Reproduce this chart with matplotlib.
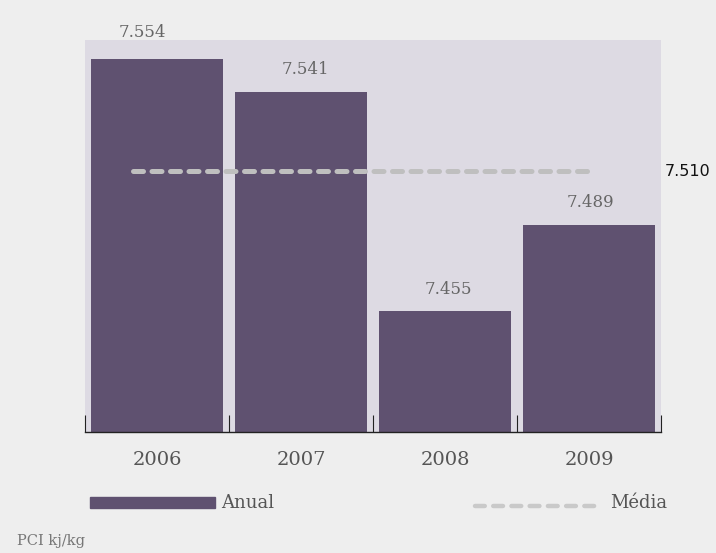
import numpy as np
import matplotlib
matplotlib.use("Agg")
import matplotlib.pyplot as plt
from matplotlib.lines import Line2D
from matplotlib.patches import Rectangle

# data
years = ["2006", "2007", "2008", "2009"]
anual = [7.554, 7.541, 7.455, 7.489]
media = 7.510
labels = ["7.554", "7.541", "7.455", "7.489"]

purple = "#5f5170"
grey_txt = "#666666"

plt.rcParams['font.family'] = ['DejaVu Serif']

fig = plt.figure(figsize=(7.16, 5.53), dpi=100, facecolor="#eeeeee")
ax = fig.add_axes([85/716, 1 - 432/553, 576/716, 392/553])
ax.set_facecolor("#dddae3")

x = np.arange(len(years))
ax.bar(x, anual, width=0.92, color=purple, zorder=2)
ax.set_xlim(-0.5, 3.5)
ax.set_ylim(7.4078, 7.5613)

# mean line
ax.plot([-0.17, 3.02], [media, media], color="#bfbfbf", linewidth=3.6,
        linestyle=(0, (2.0, 1.7)), dash_capstyle="round", zorder=3)
ax.text(1.007, media, "7.510", transform=ax.get_yaxis_transform(),
        ha="left", va="center", fontsize=11.5, color="#111111",
        family="DejaVu Sans", fontweight="medium")

# value labels
offs = [-0.1, 0.03, 0.02, 0.01]
for i, v in enumerate(anual):
    ax.annotate(labels[i], (x[i] + offs[i], v), xytext=(0, 22 if i else 26),
                textcoords="offset pixels", ha="center", va="center",
                fontsize=12, color=grey_txt, annotation_clip=False)

for s in ["top", "left", "right"]:
    ax.spines[s].set_visible(False)
ax.spines["bottom"].set_color("#222222")
ax.spines["bottom"].set_linewidth(1.0)
ax.set_yticks([])
ax.set_xticks(x)
ax.set_xticklabels(years, fontsize=14, color="#555555")
ax.tick_params(axis="x", which="major", length=0, pad=14)
ax.set_xticks(np.arange(-0.5, 4.0, 1.0), minor=True)
ax.tick_params(axis="x", which="minor", direction="in", length=12,
               width=0.8, color="#222222")

# legend
yl = 1 - 503/553
fig.add_artist(Rectangle((90/716, yl - 5/553), 125/716, 11/553,
                         transform=fig.transFigure, color=purple))
fig.text(221/716, yl, "Anual", ha="left", va="center", fontsize=13,
         color="#555555")
fig.add_artist(Line2D([475/716, 600/716], [yl - 3/553, yl - 3/553],
                      transform=fig.transFigure, color="#c9c9c9",
                      linewidth=3.2, linestyle=(0, (2.2, 1.9)),
                      dash_capstyle="round"))
fig.text(610/716, yl, "Média", ha="left", va="center", fontsize=13,
         color="#555555")

fig.text(17/716, 1 - 541/553, "PCI kj/kg", ha="left", va="center",
         fontsize=10.5, color="#777777")

fig.savefig("out.png", dpi=100, facecolor=fig.get_facecolor())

################

SHORT EXERCISE -> From the listing, extract all text exactly as given and drop any picture.

OUTPUT ->
Reproduce this chart with matplotlib.
import numpy as np
import matplotlib
matplotlib.use("Agg")
import matplotlib.pyplot as plt
from matplotlib.lines import Line2D
from matplotlib.patches import Rectangle

# data
years = ["2006", "2007", "2008", "2009"]
anual = [7.554, 7.541, 7.455, 7.489]
media = 7.510
labels = ["7.554", "7.541", "7.455", "7.489"]

purple = "#5f5170"
grey_txt = "#666666"

plt.rcParams['font.family'] = ['DejaVu Serif']

fig = plt.figure(figsize=(7.16, 5.53), dpi=100, facecolor="#eeeeee")
ax = fig.add_axes([85/716, 1 - 432/553, 576/716, 392/553])
ax.set_facecolor("#dddae3")

x = np.arange(len(years))
ax.bar(x, anual, width=0.92, color=purple, zorder=2)
ax.set_xlim(-0.5, 3.5)
ax.set_ylim(7.4078, 7.5613)

# mean line
ax.plot([-0.17, 3.02], [media, media], color="#bfbfbf", linewidth=3.6,
        linestyle=(0, (2.0, 1.7)), dash_capstyle="round", zorder=3)
ax.text(1.007, media, "7.510", transform=ax.get_yaxis_transform(),
        ha="left", va="center", fontsize=11.5, color="#111111",
        family="DejaVu Sans", fontweight="medium")

# value labels
offs = [-0.1, 0.03, 0.02, 0.01]
for i, v in enumerate(anual):
    ax.annotate(labels[i], (x[i] + offs[i], v), xytext=(0, 22 if i else 26),
                textcoords="offset pixels", ha="center", va="center",
                fontsize=12, color=grey_txt, annotation_clip=False)

for s in ["top", "left", "right"]:
    ax.spines[s].set_visible(False)
ax.spines["bottom"].set_color("#222222")
ax.spines["bottom"].set_linewidth(1.0)
ax.set_yticks([])
ax.set_xticks(x)
ax.set_xticklabels(years, fontsize=14, color="#555555")
ax.tick_params(axis="x", which="major", length=0, pad=14)
ax.set_xticks(np.arange(-0.5, 4.0, 1.0), minor=True)
ax.tick_params(axis="x", which="minor", direction="in", length=12,
               width=0.8, color="#222222")

# legend
yl = 1 - 503/553
fig.add_artist(Rectangle((90/716, yl - 5/553), 125/716, 11/553,
                         transform=fig.transFigure, color=purple))
fig.text(221/716, yl, "Anual", ha="left", va="center", fontsize=13,
         color="#555555")
fig.add_artist(Line2D([475/716, 600/716], [yl - 3/553, yl - 3/553],
                      transform=fig.transFigure, color="#c9c9c9",
                      linewidth=3.2, linestyle=(0, (2.2, 1.9)),
                      dash_capstyle="round"))
fig.text(610/716, yl, "Média", ha="left", va="center", fontsize=13,
         color="#555555")

fig.text(17/716, 1 - 541/553, "PCI kj/kg", ha="left", va="center",
         fontsize=10.5, color="#777777")

fig.savefig("out.png", dpi=100, facecolor=fig.get_facecolor())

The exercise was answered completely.